Fachberater E-Commerce - 25. März 2021

Mitarbeiter höher qualifizieren

Der Online-Handel, der mit der Corona-Krise einen neuen Boom erlebte, bringt eine Reihe von umsatzsteuerlichen Problemen mit sich. Wer für diese Branche schwerpunktmäßig tätig sein will, ist gut beraten, sich und seine Mitarbeiterinnen und Mitarbeiter entsprechend zu spezialisieren.

Bedingt durch die weltweite Digitalisierung wird der gewohnte Einzelhandel Stück für Stück durch den Online-Handel ersetzt. Gerade während der Corona-Krise hat der Online-Handel einen regelrechten Boom erlebt. Das liegt nicht zuletzt daran, dass eine Online-Händlerin beziehungsweise ein Online-Händler nur Zugang zum Internet und spezielle Tools benötigt, keine Grundkosten, wie zum Beispiel Miete, hat und der Tätigkeit von überall aus nachgehen kann. Ein weiterer wichtiger Punkt kommt hinzu: Heute können auch kleinere Online-Händler problemlos auf ein Logistikzentrum zugreifen, das früher nur den großen Konzernen vorbehalten war: das Logistikzentrum von Amazon. Aufgrund dieser Umstände, aber auch, weil der Online-Handel sogar bequem als Nebenerwerb möglich ist, sind in dieser Branche massiv hohe Wachstumszahlen zu bemerken. Für uns Steuerberater ergeben sich dadurch mehr Herausforderungen als jemals zuvor. Bei der Begleitung des lokalen Einzelhändlers musste sich der steuerliche Berater kaum Programmen und Tools stellen, um überhaupt Herr der Lage werden zu können. Dies hat sich nun grundlegend verändert, und daher ist es enorm wichtig, sich komplett neu auf diese Branche einzustellen. Anderenfalls können schnell Steuerhinterziehungen im Ausland und andauernde Betriebsprüfungen drohen. Die gute Nachricht: Auch für diese neuen Anforderungen gibt es Lösungen.

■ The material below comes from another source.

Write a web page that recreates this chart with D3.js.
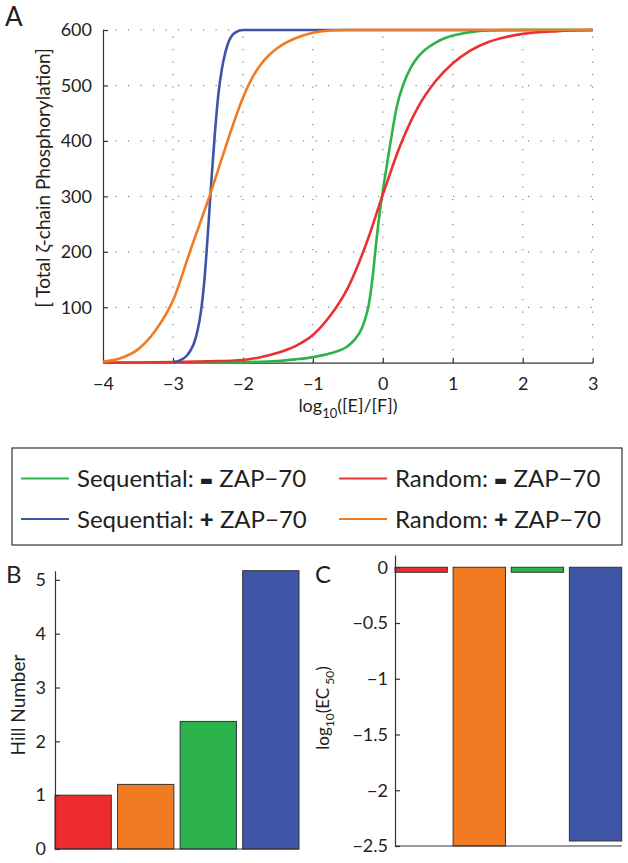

Einzel- versus Online-Handel

Während im Einzelhandel eher die Kasse im Vordergrund steht, gilt es beim Online-Handel, viel Wert auf ein vernünftiges digitales Set-up zu legen. Der Online-Handel an sich findet in eigenen Webshops oder auf Marktplätzen, wie etwa Amazon oder eBay statt. Diese Webshops sind die Orte, an denen die Kunden ihre Verträge mit dem Online-Händler abschließen. Damit ein sachverständiger Dritter sich schnell einen Überblick über die Geschäfte verschaffen kann, ist es wichtig, eine Verfahrensdokumentation zu erstellen. Diese Dokumentation sollte belegen, welche Webshops und welche Tools der Mandant im Einsatz hat. Am Ende geschieht dies nicht nur für die Finanzverwaltung (Abschnitt 10.1 Grundsätze zur ordnungsmäßigen Führung und Aufbewahrung von Büchern, Aufzeichnungen und Unterlagen in elektronischer Form sowie zum Datenzugriff – GoBD 2020), sondern auch deshalb, damit unsere Mitarbeiter den Überblick nicht verlieren. Meines Erachtens liegt darin eine weitere Herausforderung, der sich die Steuerberatungskanzleien künftig stellen müssen. Bei der Fülle an unterschiedlichen Webshops, Programmen und Schnittstellen wird es sehr schnell unübersichtlich und viele Angestellte kapitulieren hier bereits im Vorfeld.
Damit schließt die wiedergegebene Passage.